The request:
Go through the material and write it all out exactly, minus the pictures.

** Start of Recorded data **

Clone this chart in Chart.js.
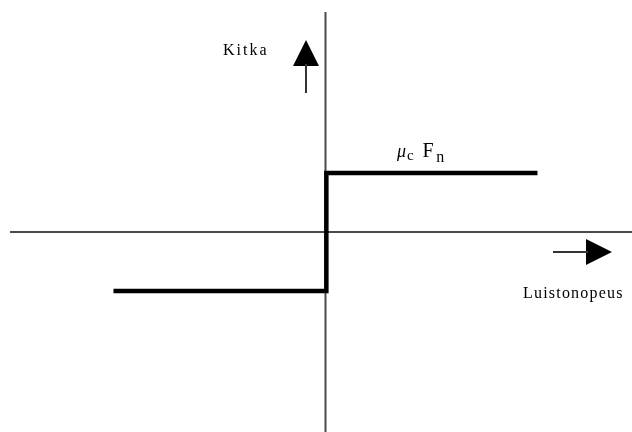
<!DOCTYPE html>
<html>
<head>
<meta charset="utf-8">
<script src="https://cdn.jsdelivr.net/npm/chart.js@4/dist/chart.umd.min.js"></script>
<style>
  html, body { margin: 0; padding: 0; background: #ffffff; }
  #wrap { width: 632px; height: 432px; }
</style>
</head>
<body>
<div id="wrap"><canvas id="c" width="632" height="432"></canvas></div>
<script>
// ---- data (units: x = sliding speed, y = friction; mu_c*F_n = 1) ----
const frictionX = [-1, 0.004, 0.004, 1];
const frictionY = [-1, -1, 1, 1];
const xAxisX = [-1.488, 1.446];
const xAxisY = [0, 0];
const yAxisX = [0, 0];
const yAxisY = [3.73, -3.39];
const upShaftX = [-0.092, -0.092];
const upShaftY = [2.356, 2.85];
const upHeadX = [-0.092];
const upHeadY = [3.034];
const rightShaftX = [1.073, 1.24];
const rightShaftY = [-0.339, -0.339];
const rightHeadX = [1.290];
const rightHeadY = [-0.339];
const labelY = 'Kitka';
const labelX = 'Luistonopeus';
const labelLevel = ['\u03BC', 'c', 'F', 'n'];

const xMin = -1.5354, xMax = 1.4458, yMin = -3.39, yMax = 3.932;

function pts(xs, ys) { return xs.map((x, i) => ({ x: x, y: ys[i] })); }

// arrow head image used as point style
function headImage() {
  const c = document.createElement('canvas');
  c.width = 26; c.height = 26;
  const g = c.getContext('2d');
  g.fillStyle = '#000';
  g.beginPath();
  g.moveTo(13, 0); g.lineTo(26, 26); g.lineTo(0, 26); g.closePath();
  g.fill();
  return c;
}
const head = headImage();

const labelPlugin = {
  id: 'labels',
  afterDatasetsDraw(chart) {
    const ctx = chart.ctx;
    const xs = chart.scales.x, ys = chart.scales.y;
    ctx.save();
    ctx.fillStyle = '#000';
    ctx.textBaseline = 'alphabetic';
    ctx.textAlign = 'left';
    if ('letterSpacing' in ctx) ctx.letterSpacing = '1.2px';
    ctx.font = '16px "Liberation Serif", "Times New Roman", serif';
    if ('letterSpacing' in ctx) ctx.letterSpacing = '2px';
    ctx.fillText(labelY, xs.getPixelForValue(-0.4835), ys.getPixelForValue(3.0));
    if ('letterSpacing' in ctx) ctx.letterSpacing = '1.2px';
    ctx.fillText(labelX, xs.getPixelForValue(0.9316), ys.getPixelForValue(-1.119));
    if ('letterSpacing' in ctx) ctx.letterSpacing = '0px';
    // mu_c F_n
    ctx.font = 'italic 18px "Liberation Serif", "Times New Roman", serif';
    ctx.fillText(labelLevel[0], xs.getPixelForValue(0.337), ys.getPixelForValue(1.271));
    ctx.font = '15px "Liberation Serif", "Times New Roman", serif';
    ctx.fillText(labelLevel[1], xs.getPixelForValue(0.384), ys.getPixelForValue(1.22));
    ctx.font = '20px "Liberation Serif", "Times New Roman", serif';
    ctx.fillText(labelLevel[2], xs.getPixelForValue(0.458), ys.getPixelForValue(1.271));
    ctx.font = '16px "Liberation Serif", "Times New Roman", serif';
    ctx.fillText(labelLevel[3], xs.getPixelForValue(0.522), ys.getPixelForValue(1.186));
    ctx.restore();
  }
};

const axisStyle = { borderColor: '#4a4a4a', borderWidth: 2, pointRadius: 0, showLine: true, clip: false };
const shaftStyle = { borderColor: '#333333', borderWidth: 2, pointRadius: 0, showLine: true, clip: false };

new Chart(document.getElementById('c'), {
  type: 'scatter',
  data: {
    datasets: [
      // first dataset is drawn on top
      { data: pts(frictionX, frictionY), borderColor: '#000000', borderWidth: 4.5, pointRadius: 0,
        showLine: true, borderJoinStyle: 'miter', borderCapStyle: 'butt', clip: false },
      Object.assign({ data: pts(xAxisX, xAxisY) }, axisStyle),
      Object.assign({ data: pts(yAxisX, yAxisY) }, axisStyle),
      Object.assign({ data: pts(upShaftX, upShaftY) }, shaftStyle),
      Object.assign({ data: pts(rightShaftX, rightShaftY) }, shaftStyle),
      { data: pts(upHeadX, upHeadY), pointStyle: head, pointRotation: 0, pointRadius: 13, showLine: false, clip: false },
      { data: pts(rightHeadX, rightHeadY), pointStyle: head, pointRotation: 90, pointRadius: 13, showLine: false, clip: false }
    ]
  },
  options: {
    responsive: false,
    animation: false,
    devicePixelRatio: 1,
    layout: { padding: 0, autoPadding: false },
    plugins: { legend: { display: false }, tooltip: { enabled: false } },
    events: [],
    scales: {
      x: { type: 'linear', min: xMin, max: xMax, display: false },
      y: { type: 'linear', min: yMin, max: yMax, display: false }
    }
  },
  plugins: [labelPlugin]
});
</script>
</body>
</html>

** End of Recorded data **

Solution for this task:
Clone this chart in Chart.js.
<!DOCTYPE html>
<html>
<head>
<meta charset="utf-8">
<script src="https://cdn.jsdelivr.net/npm/chart.js@4/dist/chart.umd.min.js"></script>
<style>
  html, body { margin: 0; padding: 0; background: #ffffff; }
  #wrap { width: 632px; height: 432px; }
</style>
</head>
<body>
<div id="wrap"><canvas id="c" width="632" height="432"></canvas></div>
<script>
// ---- data (units: x = sliding speed, y = friction; mu_c*F_n = 1) ----
const frictionX = [-1, 0.004, 0.004, 1];
const frictionY = [-1, -1, 1, 1];
const xAxisX = [-1.488, 1.446];
const xAxisY = [0, 0];
const yAxisX = [0, 0];
const yAxisY = [3.73, -3.39];
const upShaftX = [-0.092, -0.092];
const upShaftY = [2.356, 2.85];
const upHeadX = [-0.092];
const upHeadY = [3.034];
const rightShaftX = [1.073, 1.24];
const rightShaftY = [-0.339, -0.339];
const rightHeadX = [1.290];
const rightHeadY = [-0.339];
const labelY = 'Kitka';
const labelX = 'Luistonopeus';
const labelLevel = ['\u03BC', 'c', 'F', 'n'];

const xMin = -1.5354, xMax = 1.4458, yMin = -3.39, yMax = 3.932;

function pts(xs, ys) { return xs.map((x, i) => ({ x: x, y: ys[i] })); }

// arrow head image used as point style
function headImage() {
  const c = document.createElement('canvas');
  c.width = 26; c.height = 26;
  const g = c.getContext('2d');
  g.fillStyle = '#000';
  g.beginPath();
  g.moveTo(13, 0); g.lineTo(26, 26); g.lineTo(0, 26); g.closePath();
  g.fill();
  return c;
}
const head = headImage();

const labelPlugin = {
  id: 'labels',
  afterDatasetsDraw(chart) {
    const ctx = chart.ctx;
    const xs = chart.scales.x, ys = chart.scales.y;
    ctx.save();
    ctx.fillStyle = '#000';
    ctx.textBaseline = 'alphabetic';
    ctx.textAlign = 'left';
    if ('letterSpacing' in ctx) ctx.letterSpacing = '1.2px';
    ctx.font = '16px "Liberation Serif", "Times New Roman", serif';
    if ('letterSpacing' in ctx) ctx.letterSpacing = '2px';
    ctx.fillText(labelY, xs.getPixelForValue(-0.4835), ys.getPixelForValue(3.0));
    if ('letterSpacing' in ctx) ctx.letterSpacing = '1.2px';
    ctx.fillText(labelX, xs.getPixelForValue(0.9316), ys.getPixelForValue(-1.119));
    if ('letterSpacing' in ctx) ctx.letterSpacing = '0px';
    // mu_c F_n
    ctx.font = 'italic 18px "Liberation Serif", "Times New Roman", serif';
    ctx.fillText(labelLevel[0], xs.getPixelForValue(0.337), ys.getPixelForValue(1.271));
    ctx.font = '15px "Liberation Serif", "Times New Roman", serif';
    ctx.fillText(labelLevel[1], xs.getPixelForValue(0.384), ys.getPixelForValue(1.22));
    ctx.font = '20px "Liberation Serif", "Times New Roman", serif';
    ctx.fillText(labelLevel[2], xs.getPixelForValue(0.458), ys.getPixelForValue(1.271));
    ctx.font = '16px "Liberation Serif", "Times New Roman", serif';
    ctx.fillText(labelLevel[3], xs.getPixelForValue(0.522), ys.getPixelForValue(1.186));
    ctx.restore();
  }
};

const axisStyle = { borderColor: '#4a4a4a', borderWidth: 2, pointRadius: 0, showLine: true, clip: false };
const shaftStyle = { borderColor: '#333333', borderWidth: 2, pointRadius: 0, showLine: true, clip: false };

new Chart(document.getElementById('c'), {
  type: 'scatter',
  data: {
    datasets: [
      // first dataset is drawn on top
      { data: pts(frictionX, frictionY), borderColor: '#000000', borderWidth: 4.5, pointRadius: 0,
        showLine: true, borderJoinStyle: 'miter', borderCapStyle: 'butt', clip: false },
      Object.assign({ data: pts(xAxisX, xAxisY) }, axisStyle),
      Object.assign({ data: pts(yAxisX, yAxisY) }, axisStyle),
      Object.assign({ data: pts(upShaftX, upShaftY) }, shaftStyle),
      Object.assign({ data: pts(rightShaftX, rightShaftY) }, shaftStyle),
      { data: pts(upHeadX, upHeadY), pointStyle: head, pointRotation: 0, pointRadius: 13, showLine: false, clip: false },
      { data: pts(rightHeadX, rightHeadY), pointStyle: head, pointRotation: 90, pointRadius: 13, showLine: false, clip: false }
    ]
  },
  options: {
    responsive: false,
    animation: false,
    devicePixelRatio: 1,
    layout: { padding: 0, autoPadding: false },
    plugins: { legend: { display: false }, tooltip: { enabled: false } },
    events: [],
    scales: {
      x: { type: 'linear', min: xMin, max: xMax, display: false },
      y: { type: 'linear', min: yMin, max: yMax, display: false }
    }
  },
  plugins: [labelPlugin]
});
</script>
</body>
</html>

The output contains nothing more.